Suleman Shaid é um dos residentes. Veio do Paquistão, onde era engenheiro civil. Conta que ali todos têm de fazer "dois quilómetros para beber água. Dão três garrafas de água, num dia, para 33 a 45 pessoas".

Na Bósnia-Herzegovina vivem atualmente cerca de nove mil migrantes. Em entrevista à Euronews, o embaixador da União Europeia em Sarajevo afirmou não ser difícil dar abrigo a todas essas pessoas. No entanto, a realidade local é bem diferente.

"Toda a gente vem do acampamento a esta fonte para tomar banho. Não há água quente. Parecem-vos condições adequadas? Todos aqueles migrantes vêm tomar banho aqui. Peço à União Europeia que tome medidas sérias em relação a estes imigrantes e que faça algo por eles", apela Ziaullah Zaheer, migrante afegão.

Os novos habitantes que Bihac não quer

Bihac, perto da fronteira bósnia com a Croácia, é uma cidade com cerca de 60 edifícios ocupados. A OIM fornece alimentos e produtos de higiene, mas o esforço não é suficiente para fazer face às necessidades das cerca de mil pessoas atualmente a viver na região.

Todos os anos, a União Europeia canaliza cerca de vinte milhões de euros para o país, destinados à gestão das migrações.

No entanto, o processo encontra obstáculos na própria estrutura do Estado. As decisões do governo federal são bloqueadas pelas autoridades locais. E algumas regiões da Bósnia-Herzegovina, como a República Sérvia, recusam qualquer tipo de partilha de encargos quando se trata de abrigar migrantes.

Anoosh considera-se azerbaijano, apesar de vir do Irão, onde diz ser perseguido.

Após uma longa viagem, acaba de chegar com o amigo Milad, ao edifício abandonado daquela que outrora foi uma casa de repouso em Bihac. Perante um futuro de incertezas, não sabe o que há-de fazer para sair da cidade.

"Comecei há três anos a minha viagem do Irão até aqui. A fronteira está fechada, mas o que podemos nós fazer? Talvez com a ajuda de alguns amigos, traficantes, não sei. Pagar dinheiro?".
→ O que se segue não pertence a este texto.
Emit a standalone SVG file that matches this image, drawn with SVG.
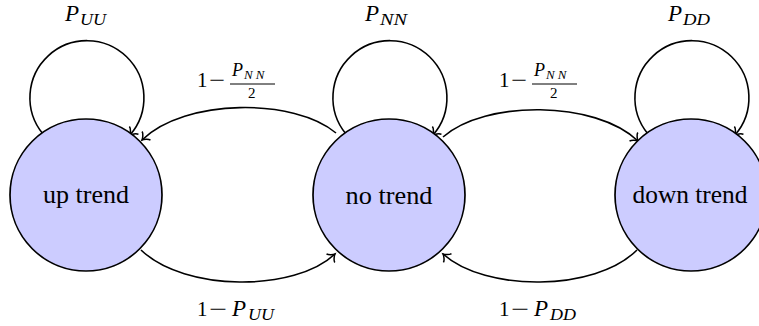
<svg xmlns="http://www.w3.org/2000/svg" width="759" height="326" viewBox="0 0 759 326">
<style>
.node circle{fill:#ccccff;stroke:#000;stroke-width:1.7}
.node text{font-family:'Liberation Serif','Times New Roman',serif;font-size:25px;text-anchor:middle;fill:#000}
.edge{fill:none;stroke:#000;stroke-width:1.6;marker-end:url(#arr)}
.lbl{font-family:'Liberation Serif','Times New Roman',serif;font-size:21px;fill:#000}
.it{font-style:italic;font-size:23px}
.sub{font-style:italic;font-size:16px}
.num{font-style:italic;font-size:18px}
.subsub{font-style:italic;font-size:13px;letter-spacing:3px}
.den{font-size:15px}
</style>
<defs>
<marker id="arr" markerUnits="userSpaceOnUse" markerWidth="16" markerHeight="16" viewBox="-10 -8 16 16" refX="0" refY="0" orient="auto" overflow="visible">
<path d="M -6,-6 C -5.5,-3.5 -1.5,-0.6 0,0 C -1.5,0.6 -5.5,3.5 -6,6" fill="none" stroke="#000" stroke-width="1.5"/>
</marker>
</defs>
<g id="connectors">
<path class="edge" d="M 43,134 A 57 57 0 1 1 130,135"/>
<path class="edge" d="M 346,134 A 57 57 0 1 1 433,135"/>
<path class="edge" d="M 648,134 A 57 57 0 1 1 735,135"/>
<path class="edge" d="M 336,133 C 295,98 185,98 142,140"/>
<path class="edge" d="M 141,250 C 185,292 295,292 335,254"/>
<path class="edge" d="M 443,137 C 485,100 595,100 638,141"/>
<path class="edge" d="M 637,250 C 595,292 485,292 443,254"/>
</g>
<g id="up" class="node"><circle cx="86" cy="195" r="76"/><text x="86" y="203" textLength="86" lengthAdjust="spacingAndGlyphs">up trend</text></g>
<g id="no" class="node"><circle cx="389" cy="195" r="76"/><text x="389" y="204" textLength="87" lengthAdjust="spacingAndGlyphs">no trend</text></g>
<g id="down" class="node"><circle cx="691" cy="195" r="76"/><text x="690" y="203" textLength="115" lengthAdjust="spacingAndGlyphs">down trend</text></g>
<g id="labels">
<text class="lbl"><tspan class="it" x="65" y="21">P</tspan><tspan class="sub" x="80" y="25" textLength="26" lengthAdjust="spacingAndGlyphs">UU</tspan></text>
<text class="lbl"><tspan class="it" x="365" y="21">P</tspan><tspan class="sub" x="380" y="25" textLength="27" lengthAdjust="spacingAndGlyphs">NN</tspan></text>
<text class="lbl"><tspan class="it" x="668" y="21">P</tspan><tspan class="sub" x="683" y="25" textLength="27" lengthAdjust="spacingAndGlyphs">DD</tspan></text>
<text class="lbl"><tspan x="197" y="316">1</tspan><tspan x="209" y="316" textLength="18" lengthAdjust="spacingAndGlyphs">−</tspan><tspan class="it" x="232" y="316">P</tspan><tspan class="sub" x="248" y="320" textLength="26" lengthAdjust="spacingAndGlyphs">UU</tspan></text>
<text class="lbl"><tspan x="499" y="316">1</tspan><tspan x="511" y="316" textLength="18" lengthAdjust="spacingAndGlyphs">−</tspan><tspan class="it" x="534" y="316">P</tspan><tspan class="sub" x="550" y="320" textLength="26" lengthAdjust="spacingAndGlyphs">DD</tspan></text>
<text class="lbl"><tspan x="197" y="87">1</tspan><tspan x="209" y="87" textLength="16" lengthAdjust="spacingAndGlyphs">−</tspan><tspan class="num" x="232" y="76">P</tspan><tspan class="subsub" x="244" y="79">NN</tspan><tspan class="den" x="248" y="98">2</tspan></text>
<line x1="230" y1="84" x2="275" y2="84" stroke="#000" stroke-width="1"/>
<text class="lbl"><tspan x="499" y="87">1</tspan><tspan x="511" y="87" textLength="16" lengthAdjust="spacingAndGlyphs">−</tspan><tspan class="num" x="534" y="76">P</tspan><tspan class="subsub" x="546" y="79">NN</tspan><tspan class="den" x="550" y="98">2</tspan></text>
<line x1="532" y1="84" x2="577" y2="84" stroke="#000" stroke-width="1"/>
</g>
</svg>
Movimento anti-migração coloca migrantes num impasse

Até setembro do ano passado, estas instalações, no centro de Bihac, pertenciam a uma fábrica de frigoríficos.

Hoje são usadas como acampamento temporário para cerca de 2000 migrantes. Os vizinhos mostram-se preocupados pelo crescente número de assaltos no local.
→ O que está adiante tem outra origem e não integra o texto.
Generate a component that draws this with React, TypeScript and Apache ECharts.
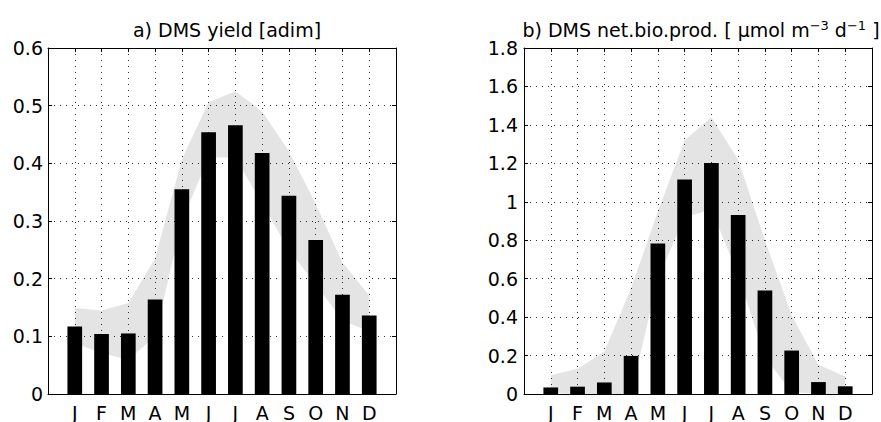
import React, { useEffect, useRef } from "react";
import * as echarts from "echarts";

const months = ["J", "F", "M", "A", "M", "J", "J", "A", "S", "O", "N", "D"];

// a) DMS yield [adim]
const yieldBars = [0.117, 0.104, 0.105, 0.164, 0.355, 0.454, 0.466, 0.418, 0.344, 0.267, 0.172, 0.136];
const yieldUpper = [0.149, 0.145, 0.158, 0.235, 0.407, 0.506, 0.525, 0.49, 0.421, 0.33, 0.228, 0.171];
const yieldLower = [0.088, 0.071, 0.059, 0.1, 0.3, 0.41, 0.41, 0.33, 0.25, 0.19, 0.128, 0.108];

// b) DMS net.bio.prod. [umol m-3 d-1]
const prodBars = [0.034, 0.038, 0.06, 0.198, 0.783, 1.116, 1.202, 0.931, 0.538, 0.226, 0.062, 0.04];
const prodUpper = [0.097, 0.131, 0.221, 0.55, 0.95, 1.32, 1.44, 1.22, 0.8, 0.41, 0.152, 0.091];
const prodLower = [0.005, 0.0, 0.0, 0.0, 0.6, 0.92, 0.96, 0.62, 0.19, 0.01, 0.0, 0.0];

const FONT = "DejaVu Sans";
const FS = 19;

function bandData(lo: number[], up: number[]) {
  return months.map((_, i) => [i + 1, lo[i], up[i]]);
}

function bandRender(params: any, api: any) {
  if (params.dataIndex !== 0) return null;
  const n = params.dataInsideLength ?? months.length;
  const data: number[][] = (params as any).__all;
  return null;
}

export default function App() {
  const ref = useRef<HTMLDivElement>(null);
  useEffect(() => {
    if (!ref.current) return;
    const chart = echarts.init(ref.current, null, { renderer: "svg" });

    const makeBand = (lo: number[], up: number[], gi: number) => ({
      type: "custom",
      xAxisIndex: gi * 2,
      yAxisIndex: gi * 2,
      z: 1,
      silent: true,
      data: bandData(lo, up),
      encode: { x: 0, y: [1, 2] },
      renderItem: (params: any, api: any) => {
        if (params.dataIndex !== 0) return null;
        const pts: number[][] = [];
        for (let i = 0; i < months.length; i++) pts.push(api.coord([i + 1, up[i]]));
        for (let i = months.length - 1; i >= 0; i--) pts.push(api.coord([i + 1, lo[i]]));
        return {
          type: "polygon",
          shape: { points: pts },
          style: { fill: "rgba(0,0,0,0.105)", stroke: "none" },
        };
      },
    });

    const bottomX = (gi: number) => ({
      gridIndex: gi,
      type: "value",
      min: 0,
      max: 13,
      interval: 1,
      position: "bottom",
      axisLine: { show: true, onZero: false, lineStyle: { color: "#000", width: 1 } },
      axisTick: { show: true, inside: true, length: 4, lineStyle: { color: "#000" } },
      axisLabel: {
        show: true,
        margin: 9,
        color: "#000",
        fontFamily: FONT,
        fontSize: FS,
        formatter: (v: number) => {
          const k = Math.round(v);
          return k >= 1 && k <= 12 ? months[k - 1] : "";
        },
      },
      splitLine: { show: true, lineStyle: { color: "#333", width: 1, type: [1, 5] } },
    });
    const topX = (gi: number) => ({
      gridIndex: gi,
      type: "value",
      min: 0,
      max: 13,
      interval: 1,
      position: "top",
      axisLine: { show: true, onZero: false, lineStyle: { color: "#000", width: 1 } },
      axisTick: { show: true, inside: true, length: 4, lineStyle: { color: "#000" } },
      axisLabel: { show: false },
      splitLine: { show: false },
    });
    const leftY = (gi: number, max: number, interval: number, margin: number) => ({
      gridIndex: gi,
      type: "value",
      min: 0,
      max,
      interval,
      position: "left",
      axisLine: { show: true, onZero: false, lineStyle: { color: "#000", width: 1 } },
      axisTick: { show: true, inside: true, length: 4, lineStyle: { color: "#000" } },
      axisLabel: {
        show: true,
        margin,
        color: "#000",
        fontFamily: FONT,
        fontSize: FS,
        formatter: (v: number) => String(+v.toFixed(1)),
      },
      splitLine: { show: true, lineStyle: { color: "#333", width: 1, type: [1, 5] } },
    });
    const rightY = (gi: number, max: number, interval: number) => ({
      gridIndex: gi,
      type: "value",
      min: 0,
      max,
      interval,
      position: "right",
      axisLine: { show: true, onZero: false, lineStyle: { color: "#000", width: 1 } },
      axisTick: { show: true, inside: true, length: 4, lineStyle: { color: "#000" } },
      axisLabel: { show: false },
      splitLine: { show: false },
    });

    const option: any = {
      animation: false,
      backgroundColor: "#fff",
      title: [
        {
          text: "a) DMS yield [adim]",
          left: 222,
          top: 14,
          textAlign: "center",
          textStyle: { fontFamily: FONT, fontSize: FS, fontWeight: "normal", color: "#000", lineHeight: 22 },
        },
        {
          text: "b) DMS net.bio.prod. [ μmol m{sup|−3} d{sup|−1} ]",
          left: 696,
          top: 14,
          textAlign: "center",
          textStyle: {
            fontFamily: FONT,
            fontSize: FS,
            fontWeight: "normal",
            color: "#000",
            lineHeight: 22,
            rich: {
              sup: { fontFamily: FONT, fontSize: 13, color: "#000", lineHeight: 22, padding: [0, 0, 10, 0] },
            },
          },
        },
      ],
      grid: [
        { left: 48, top: 48, width: 348, height: 348, show: false },
        { left: 524, top: 48, width: 348, height: 348, show: false },
      ],
      xAxis: [bottomX(0), topX(0), bottomX(1), topX(1)],
      yAxis: [leftY(0, 0.6, 0.1, 5), rightY(0, 0.6, 0.1), leftY(1, 1.8, 0.2, 6), rightY(1, 1.8, 0.2)],
      series: [
        makeBand(yieldLower, yieldUpper, 0),
        {
          type: "bar",
          xAxisIndex: 0,
          yAxisIndex: 0,
          z: 2,
          barWidth: 14.7,
          itemStyle: { color: "#000" },
          data: yieldBars.map((v, i) => [i + 1, v]),
        },
        makeBand(prodLower, prodUpper, 1),
        {
          type: "bar",
          xAxisIndex: 2,
          yAxisIndex: 2,
          z: 2,
          barWidth: 14.7,
          itemStyle: { color: "#000" },
          data: prodBars.map((v, i) => [i + 1, v]),
        },
      ],
    };
    chart.setOption(option);
    return () => chart.dispose();
  }, []);
  return <div ref={ref} style={{ position: "fixed", left: 0, top: 0, width: 881, height: 422 }} />;
}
Seid diz estar ainda a recuperar de um trauma recente

"Eles eram cinco e um deles aproximou-se com uma faca na mão e colocou-a junto da minha barriga. Consegui dar um passo atrás, pegar num garfo e dar-lhe com ele enquanto gritava para largar a faca, até que ele a deixou cair", conta.

Um diplomata europeu que não se quis identificar perante as câmaras diz-nos que o primeiro-ministro do cantão de Una-Sana, estava pronto a deixar os migrantes congelarem até à morte. Mustafa Ruznic justifica as duras políticas anti-migração com questões de segurança, alegando haver um elevado número de crimes cometidos por migrantes naquele cantão.
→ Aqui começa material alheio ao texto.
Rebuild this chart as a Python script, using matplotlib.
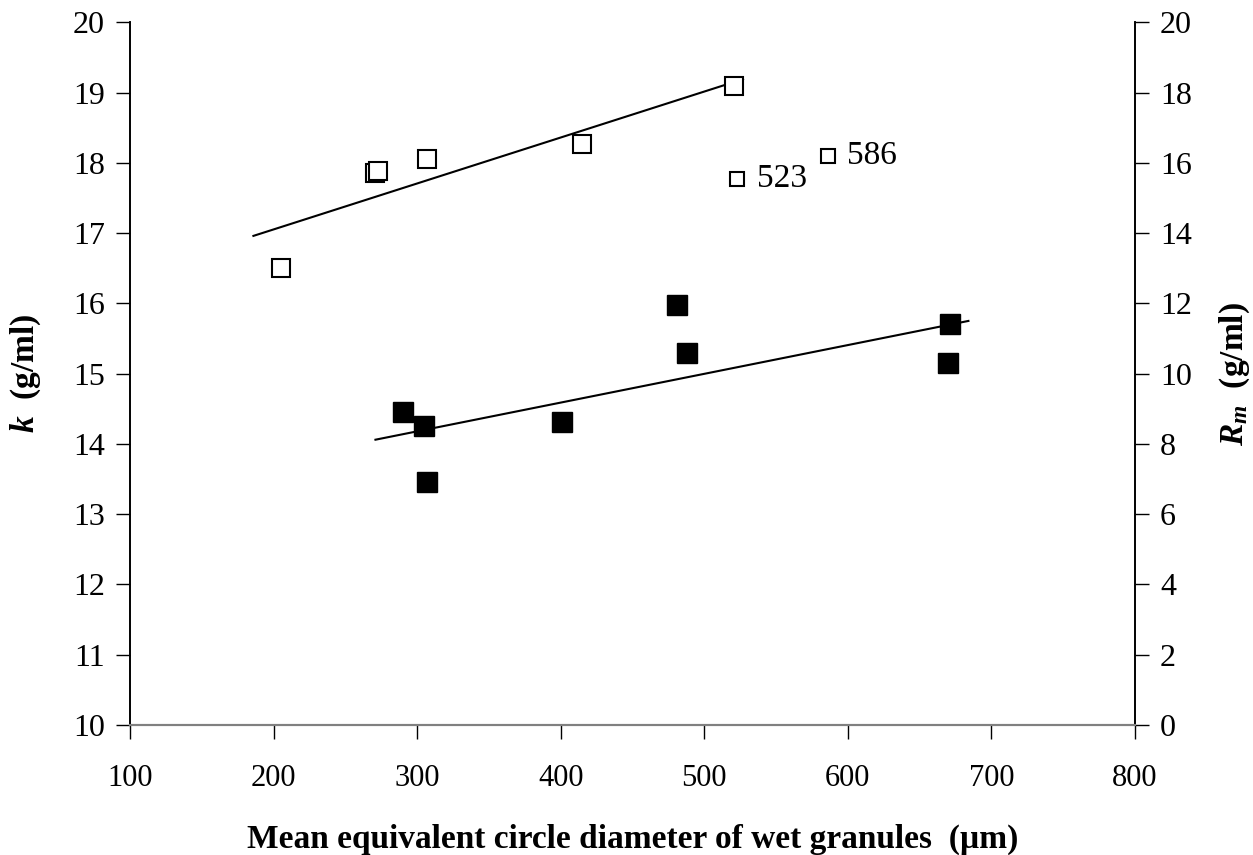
import matplotlib

matplotlib.use("Agg")
import matplotlib.pyplot as plt

# open squares: k (left axis)
k_x = [205, 271, 273, 307, 415, 521]
k_y = [16.50, 17.86, 17.88, 18.05, 18.27, 19.09]
# excluded points with labels
k_out_x = [523, 586]
k_out_y = [17.77, 18.10]
k_out_labels = ["523", "586"]
k_fit_x = [186, 527]
k_fit_y = [16.96, 19.19]

# filled squares: Rm (right axis)
rm_x = [290, 305, 307, 401, 481, 488, 671, 670]
rm_y = [8.90, 8.50, 6.92, 8.62, 11.94, 10.58, 11.42, 10.30]
rm_fit_x = [271, 684]
rm_fit_y = [8.12, 11.50]

plt.rcParams["font.family"] = "Liberation Serif"
plt.rcParams["mathtext.fontset"] = "custom"
plt.rcParams["mathtext.rm"] = "Liberation Serif:bold"
plt.rcParams["mathtext.it"] = "Liberation Serif:bold:italic"
plt.rcParams["mathtext.bf"] = "Liberation Serif:bold"

fig = plt.figure(figsize=(12.53, 8.55), dpi=100)
ax = fig.add_axes([0.1037, 0.152, 0.8021, 0.822])
ax2 = ax.twinx()

ax.plot(k_fit_x, k_fit_y, color="black", lw=1.5)
ax.plot(k_x, k_y, "s", ms=13, mfc="white", mec="black", mew=1.5, ls="none")
ax.plot(k_out_x, k_out_y, "s", ms=10, mfc="white", mec="black", mew=1.5, ls="none")
for x, y, s in zip(k_out_x, k_out_y, k_out_labels):
    ax.annotate(s, (x, y), xytext=(14, 0), textcoords="offset points",
                va="center", ha="left", fontsize=24)

ax2.plot(rm_fit_x, rm_fit_y, color="black", lw=1.5)
ax2.plot(rm_x, rm_y, "s", ms=14, mfc="black", mec="black", ls="none")

ax.set_xlim(100, 800)
ax.set_ylim(10, 20)
ax2.set_ylim(0, 20)
ax.set_xticks(range(100, 801, 100))
ax.set_yticks(range(10, 21, 1))
ax2.set_yticks(range(0, 21, 2))

for a in (ax, ax2):
    a.spines["top"].set_visible(False)
    a.spines["left"].set_linewidth(1.2)
    a.spines["right"].set_linewidth(1.2)
    a.spines["bottom"].set_color("#808080")
    a.spines["bottom"].set_linewidth(1.5)
    a.tick_params(labelsize=23, length=10, width=1.0, direction="out")
ax.tick_params(axis="x", labelsize=22, pad=18)
ax.tick_params(axis="y", pad=8)
ax2.tick_params(axis="y", pad=8)

ax.set_xlabel("Mean equivalent circle diameter of wet granules  (µm)",
              fontsize=24, fontweight="bold", labelpad=22)
ax.set_ylabel("$k$  (g/ml)", fontsize=24, fontweight="bold")
ax2.set_ylabel("$R_m$  (g/ml)", fontsize=24, fontweight="bold")
ax.yaxis.set_label_coords(-0.0866, 0.5)
ax2.yaxis.set_label_coords(1.0826, 0.5)

fig.savefig("out.png", dpi=100)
"No cantão de Una Sana, existem rixas permanentes entre Pashtuns e Hazaras, entre xiitas e sunitas. Durante os últimos três anos, esses migrantes cometeram mais de 3200 delitos. Entre esses crimes houve violações, migrantes que se assassinaram uns aos outros, e também várias tentativas de homicídio contra os nossos cidadãos. Incendiaram e invadiram casas particulares. Todos os migrantes que andam pela nossa cidade devem ser deportados, eles estão aqui ilegalmente", afirma Ruznic.

À entrada do acampamento de Bira, cartazes presos nas grades ostentam o descontentamento da população local, que se opõe a qualquer reabertura do local, totalmente equipado para receber 1500 pessoas.

Em abril do ano passado, Bihac foi palco uma grande rixa entre grupos de migrantes rivais, envolvendo cerca de 450 pessoas.

Em setembro, o acampamento foi encerrado, mas as infraestruturas ainda lá estão.

Para resolver o problema urgente de dar um teto aos migrantes para dormir durante o duro inverno, a União Europeia sugeriu a reabertura do campo. Mas os decisores locais vetaram a ideia.

A Organização Internacional para as Migrações lamenta o impasse.

Saindo da Bósnia, uma paragem no aeroporto de Istambul, Turquia, revela parte do trabalho desta organização. Ali, a OIM dá apoio a migrantes durante o regresso voluntário aos países de origem.

No ano passado, a Organização Internacional para as Migrações ajudou 303 migrantes retidos a encontrar um caminho de regresso a casa.